To predict the score of a soccer match successfully, bettors need two things; information and a model. How many goals are scored on average per match? How often does a shot convert into a goal? And most importantly, how can bettors use past data to predict the number of goals in order to place winning bets? This article explains how to use an expected goals model to predict the score in a soccer match. Read on to find out how.
With just 2.73 goals per game on average over the last five full seasons in the Premier League, goals in soccer are a relatively rare event. As popular soccer data book The Numbers Game puts it, up to 50% of any match result can be down to luck, the bounce of the ball or the decision of the referee.

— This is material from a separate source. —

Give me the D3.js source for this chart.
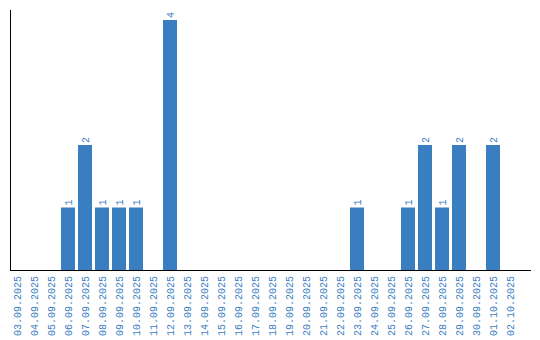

It therefore makes it imperative to use a bigger sample of data for your predictions. So rather than using the 2.73 goals per game in the 2015/16 Premier League for a prediction model, we could use the 8.49 shots on target, or perhaps the 25.7 total shots.
The issue here though is that whilst all goals are worth an equal amount the likelihood of a shot being scored can vary wildly, and this is where expected goals (or 'xG' for short) comes in. On average, a shot in England's top division was converted 9.7% of the time over the last five seasons, but dividing those shots into categories shows just how much the conversion rate can vary.
The number of goals a team (or teams) would expect to score in a match. This is determined by assigning a value to shots on goal, the number of shots, shot location, the in-game situation and the proximity of opposition defenders.
By looking at historical data we can calculate the average likelihood of each shot being scored by factoring in as many or as few factors as we like. Some in-depth models include whether it was a goal scored with their feet or with their head, the situation that led to the shot and so on. This requires advanced data gathering and statistical analysis skills but it is still possible to gain insight using a far simpler expected goals system. Here I'm going to explain the one I use.
Calculating the value of different types of shots
Let's start with penalties. Between 2011/12 and 2015/16 there were 443 penalties in the Premier League and of those 347 were scored - meaning that on average 78.3% of penalties resulted in a goal. We therefore assign to a penalty an expected goal value of 0.783.
Opta classifies what they consider to be high-quality opportunities as 'big chances,' which they define as "a situation where a player should reasonably be expected to score (usually in a one-on-one scenario or from very close range)."
However good your system may be, it doesn't know that a star striker is out injured, that a club seems rejuvenated following a change of manager, or that a team may be tired.
Over the past five seasons in the English top flight 2,579 of the total of 6,213 big chances have been scored. We have to remember though that penalties are included in these figures, so non-penalty big chances have been converted at a rate of 38.7%, which gives these shots an xG value of 0.387.
Keeping these to one side leaves us with the rest of the shots that are taken in the box. In the last five years, there were 22,822 non-big chances in the box with 1,587 finding the back of the net - giving an average expected goal value of 0.070.
Finally, there are shots taken from outside the box. There were 22,318 such shots in the Premier League between August 2011 and May 2016, and 809 of them were scored, giving on average a 3.6% chance of resulting in a goal. This therefore gives shots from outside the box an expected goal value of 0.036. There will be variation within this, as direct free-kick shots are converted at a rate of around 5-6%, but for a simple system like this the figure of 3.6% will suffice.
How to calculate expected goals per team
This shot data is widely available from various football websites and apps, so armed with the above knowledge you can quickly establish the xG tallies for each team in a match. Looking at matches for this season (up to and including 12th March 2017) shows how this can give you an edge over simple shot data. Of the 211 Premier League matches which were 'won' (when own goals are excluded), the team that had the most shots were victorious in 151 (71.6%) of them, whilst the team that had a higher xG score won on 170 occasions (80.6% of the time).
Using the xG data for the 2016/17 season and the Poisson distribution, I made the following predictions for results and odds for matches in Premier League week 29.
Predicting score based on xG values
We can see from the 'predicted result' column that there was one correct score and four other result choices (in terms of home win, draw or away win) that were accurate. Using the odds my system calculated, we can see that the favourite 'won' the bet in six of the ten matches, but you would obviously need to compare your odds to those offered by Pinnacle and decide where to bet accordingly. To find out how to implement this start by reading our popular article What do betting odds represent.
The limitations of the xG predictive model
It's important to remember the limitations of any model. However good your system may be, it doesn't know that a star striker is out injured, that a club seems rejuvenated following a change of manager, or that a team may be tired after playing in Europe.
A system like this will also fail to predict an especially high scoring game. Since it is based on averages and with around half of matches featuring fewer than 2.5 goals, this is to be expected.
Yet whilst all shots are worth 0.097 goals on average using a simple system like this reveals that Manchester City's shots are currently worth 0.113, whereas Hull's are only worth 0.083.
Using statistical data for expected goals can help you to quantify the quality of a team's defence and attack accurately. Use the above in conjunction with the Poisson distribution and you are on your way to making accurate score predictions for soccer matches.